Catastrophic climate change
The World Health Organization (WHO) recognises the slow moving disaster of chronic disease but stresses that two degrees Celsius warming will herald catastrophic climate change.
We are on the trajectory to surpass two degrees Celsius, we are already half way there. Dr Margaret Chan (Director-General, WHO) invited Christiana Figueres (Executive Secretary of the United Nations Framework Convention on Climate Change) to address the 69th World Health Assembly held in May, and she stressed the links between climate change and health the importance of taking action to prevent health problems. (Watch her address here).
Back in 2009, The Lancet warned us that climate change was the ‘biggest global health threat of the 21st century’, and reasserted this in 2015, adding it now presents the greatest opportunity in protecting human health. This is core to prevention.
A prevention platform is futile if it ignores the warnings, the wisdom and the evidence of the greatest health challenges confronting us.
Australia’s major political parties have a shocking track record in reducing Australia’s contribution to global climate change, influenced by lobbying and funds from the fossil industry. This directly harms the health of Australians living nearby, and all of us through disturbances in the climate system.
Australia’s health protection needs political parties to stop pandering to fossil fuel industry.

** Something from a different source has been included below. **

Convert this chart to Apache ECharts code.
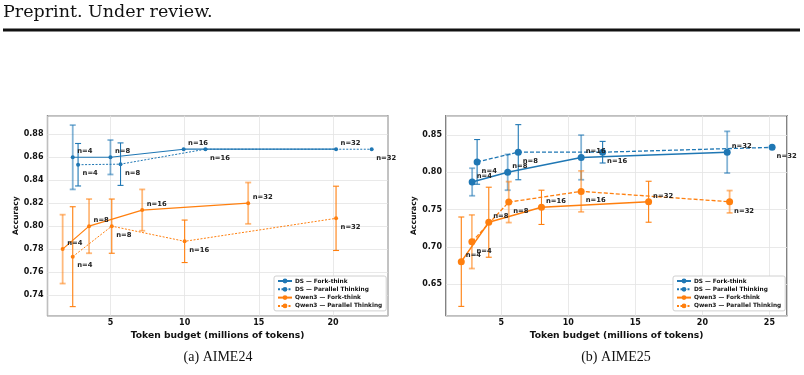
<!DOCTYPE html>
<html>
<head>
<meta charset="utf-8">
<script src="https://cdn.jsdelivr.net/npm/echarts@6/dist/echarts.min.js"></script>
<style>
  html, body { margin: 0; padding: 0; background: #fff; }
  #chart { width: 804px; height: 375px; }
</style>
</head>
<body>
<div id="chart"></div>
<script>
// labels for the points (samples per problem)
const nLabels = ['n=4', 'n=8', 'n=16', 'n=32'];

// AIME24 (token budget in millions, accuracy, error)
const ds24ForkX = [2.46, 5.0, 9.93, 20.2];
const ds24ForkY = [0.860, 0.860, 0.867, 0.867];
const ds24ForkErr = [0.028, 0.015, 0, 0];
const ds24ParX = [2.82, 5.68, 11.4, 22.6];
const ds24ParY = [0.8535, 0.854, 0.867, 0.867];
const ds24ParErr = [0.0185, 0.0185, 0, 0];
const qw24ForkX = [1.78, 3.56, 7.14, 14.28];
const qw24ForkY = [0.780, 0.800, 0.814, 0.820];
const qw24ForkErr = [0.030, 0.0236, 0.018, 0.018];
const qw24ParX = [2.46, 5.09, 10.0, 20.2];
const qw24ParY = [0.7734, 0.800, 0.7868, 0.8068];
const qw24ParErr = [0.0435, 0.0236, 0.0185, 0.028];

// AIME25
const ds25ForkX = [2.83, 5.48, 10.96, 21.85];
const ds25ForkY = [0.787, 0.800, 0.820, 0.827];
const ds25ForkErr = [0.0185, 0.024, 0.030, 0.028];
const ds25ParX = [3.2, 6.27, 12.56, 25.2];
const ds25ParY = [0.814, 0.827, 0.827, 0.8335];
const ds25ParErr = [0.030, 0.037, 0.0145, 0];
const qw25ForkX = [2.02, 4.07, 8.0, 15.99];
const qw25ForkY = [0.680, 0.733, 0.753, 0.7605];
const qw25ForkErr = [0.060, 0.047, 0.023, 0.0275];
const qw25ParX = [2.81, 5.56, 10.96, 22.03];
const qw25ParY = [0.7068, 0.760, 0.7744, 0.7605];
const qw25ParErr = [0.036, 0.0275, 0.0275, 0.015];

const BLUE = '#1f77b4';
const ORANGE = '#ff7f0e';
const names = ['DS — Fork-think', 'DS — Parallel Thinking', 'Qwen3 — Fork-think', 'Qwen3 — Parallel Thinking'];

function zip(xs, ys) { return xs.map((x, i) => [x, ys[i], nLabels[i]]); }
function zip3(xs, ys, es) { return xs.map((x, i) => [x, ys[i], es[i]]); }

function lineSeries(name, idx, xs, ys, color, dashed, above, sym) {
  const w = idx ? 1.5 : 1.2;
  return {
    name: name, type: 'line', xAxisIndex: idx, yAxisIndex: idx,
    data: zip(xs, ys),
    symbol: 'circle', symbolSize: sym,
    itemStyle: { color: color },
    lineStyle: { color: color, width: dashed ? w - 0.2 : w, type: dashed ? (idx ? [4, 2] : [2, 1.5]) : 'solid' },
    label: {
      show: true, position: 'right', distance: 4.5 - sym / 2,
      offset: [0, above ? -6 : 9],
      formatter: p => p.data[2],
      fontFamily: 'DejaVu Sans', fontWeight: 'bold', fontSize: 6.8, color: '#222'
    },
    animation: false, z: 3
  };
}

function errSeries(idx, xs, ys, es, color, light) {
  return {
    name: 'err', type: 'custom', xAxisIndex: idx, yAxisIndex: idx,
    data: zip3(xs, ys, es),
    renderItem: function (params, api) {
      const e = api.value(2);
      if (!e) return null;
      const x = api.value(0), y = api.value(1);
      const t = api.coord([x, y + e]), b = api.coord([x, y - e]);
      const st = { stroke: color, lineWidth: light ? 1.8 : 1.1, opacity: light ? 0.55 : 1 };
      const c = 3;
      return {
        type: 'group', children: [
          { type: 'line', shape: { x1: t[0], y1: t[1], x2: b[0], y2: b[1] }, style: st },
          { type: 'line', shape: { x1: t[0] - c, y1: t[1], x2: t[0] + c, y2: t[1] }, style: st },
          { type: 'line', shape: { x1: b[0] - c, y1: b[1], x2: b[0] + c, y2: b[1] }, style: st }
        ]
      };
    },
    animation: false, silent: true, z: 2
  };
}

const tickFont = { fontFamily: 'DejaVu Sans', fontWeight: 'bold', fontSize: 8, color: '#111' };
const splitStyle = { show: true, lineStyle: { color: '#e3e3e3', width: 0.8 } };

function xAxis(idx, min, max) {
  return {
    type: 'value', gridIndex: idx, min: min, max: max,
    minInterval: 5, maxInterval: 5,
    name: 'Token budget (millions of tokens)', nameLocation: 'middle', nameGap: 10,
    nameTextStyle: { fontFamily: 'DejaVu Sans', fontWeight: 'bold', fontSize: 9.2, color: '#111' },
    axisLine: { show: false }, axisTick: { show: false },
    axisLabel: Object.assign({ margin: 3, showMinLabel: false, showMaxLabel: false }, tickFont),
    splitLine: splitStyle
  };
}
function yAxis(idx, min, max, step) {
  return {
    type: 'value', gridIndex: idx, min: min, max: max,
    minInterval: step, maxInterval: step,
    name: 'Accuracy', nameLocation: 'middle', nameGap: 21.5,
    nameTextStyle: { fontFamily: 'DejaVu Sans', fontWeight: 'bold', fontSize: 7.6, color: '#111' },
    axisLine: { show: false }, axisTick: { show: false },
    axisLabel: Object.assign({ margin: 4, showMinLabel: false, showMaxLabel: false,
      formatter: v => v.toFixed(2) }, tickFont),
    splitLine: splitStyle
  };
}

function legend(left) {
  return {
    orient: 'vertical', left: left, top: 276,
    data: names, itemWidth: 14, itemHeight: 6, itemGap: 2.3,
    padding: [2, 4, 2, 3],
    backgroundColor: '#fff', borderColor: '#d0d0d0', borderWidth: 1, borderRadius: 2,
    textStyle: { fontFamily: 'DejaVu Sans', fontWeight: 'bold', fontSize: 5.8, color: '#111', padding: [0, 0, 0, -2] }
  };
}

const myChart = echarts.init(document.getElementById('chart'), null, { renderer: 'canvas' });

const option = {
  backgroundColor: '#fff',
  animation: false,
  grid: [
    { left: 47.5, top: 115.7, width: 340.2, height: 200, show: true, borderColor: '#333', borderWidth: 1.2, backgroundColor: 'transparent' },
    { left: 446, top: 115.7, width: 341, height: 200, show: true, borderColor: '#333', borderWidth: 1.2, backgroundColor: 'transparent' }
  ],
  xAxis: [xAxis(0, 0.76, 23.68), xAxis(1, 0.88, 26.31)],
  yAxis: [yAxis(0, 0.722, 0.8962, 0.02), yAxis(1, 0.6075, 0.876, 0.05)],
  legend: [legend(274), legend(673)],
  series: [
    errSeries(0, ds24ForkX, ds24ForkY, ds24ForkErr, BLUE, true),
    errSeries(0, ds24ParX, ds24ParY, ds24ParErr, BLUE, false),
    errSeries(0, qw24ForkX, qw24ForkY, qw24ForkErr, ORANGE, true),
    errSeries(0, qw24ParX, qw24ParY, qw24ParErr, ORANGE, false),
    lineSeries(names[0], 0, ds24ForkX, ds24ForkY, BLUE, false, true, 4),
    lineSeries(names[1], 0, ds24ParX, ds24ParY, BLUE, true, false, 4),
    lineSeries(names[2], 0, qw24ForkX, qw24ForkY, ORANGE, false, true, 4),
    lineSeries(names[3], 0, qw24ParX, qw24ParY, ORANGE, true, false, 4),

    errSeries(1, ds25ForkX, ds25ForkY, ds25ForkErr, BLUE, true),
    errSeries(1, ds25ParX, ds25ParY, ds25ParErr, BLUE, false),
    errSeries(1, qw25ForkX, qw25ForkY, qw25ForkErr, ORANGE, false),
    errSeries(1, qw25ParX, qw25ParY, qw25ParErr, ORANGE, true),
    lineSeries(names[0], 1, ds25ForkX, ds25ForkY, BLUE, false, true, 7),
    lineSeries(names[1], 1, ds25ParX, ds25ParY, BLUE, true, false, 7),
    lineSeries(names[2], 1, qw25ForkX, qw25ForkY, ORANGE, false, true, 7),
    lineSeries(names[3], 1, qw25ParX, qw25ParY, ORANGE, true, false, 7)
  ],
  graphic: [
    { type: 'text', left: 3, top: 3, style: { text: 'Preprint. Under review.', font: '17.5px "DejaVu Serif"', fill: '#111' } },
    { type: 'rect', left: 3, top: 28.4, shape: { width: 797, height: 3 }, style: { fill: '#111' } },
    { type: 'text', x: 218, y: 357, style: { text: '(a) AIME24', font: '14px "Liberation Serif"', fill: '#111', align: 'center', verticalAlign: 'middle' } },
    { type: 'text', x: 616, y: 357, style: { text: '(b) AIME25', font: '14px "Liberation Serif"', fill: '#111', align: 'center', verticalAlign: 'middle' } }
  ]
};

myChart.setOption(option);

window.addEventListener('resize', () => {
  myChart.resize();
});
</script>
</body>
</html>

We need bipartisan commitment to take urgent action to reduce emissions and invest in protecting health and ensuring security in food, water energy and yes, jobs.
The major parties have for too long abandoned the well-being of Australians by ignoring climate risks to our health.
What Australia does NOT need is for health advocates to also ignore the greatest health threat, climate change.
• Dr Liz Hanna is Visiting Fellow, Australian National University, and President of the Climate and Health Alliance.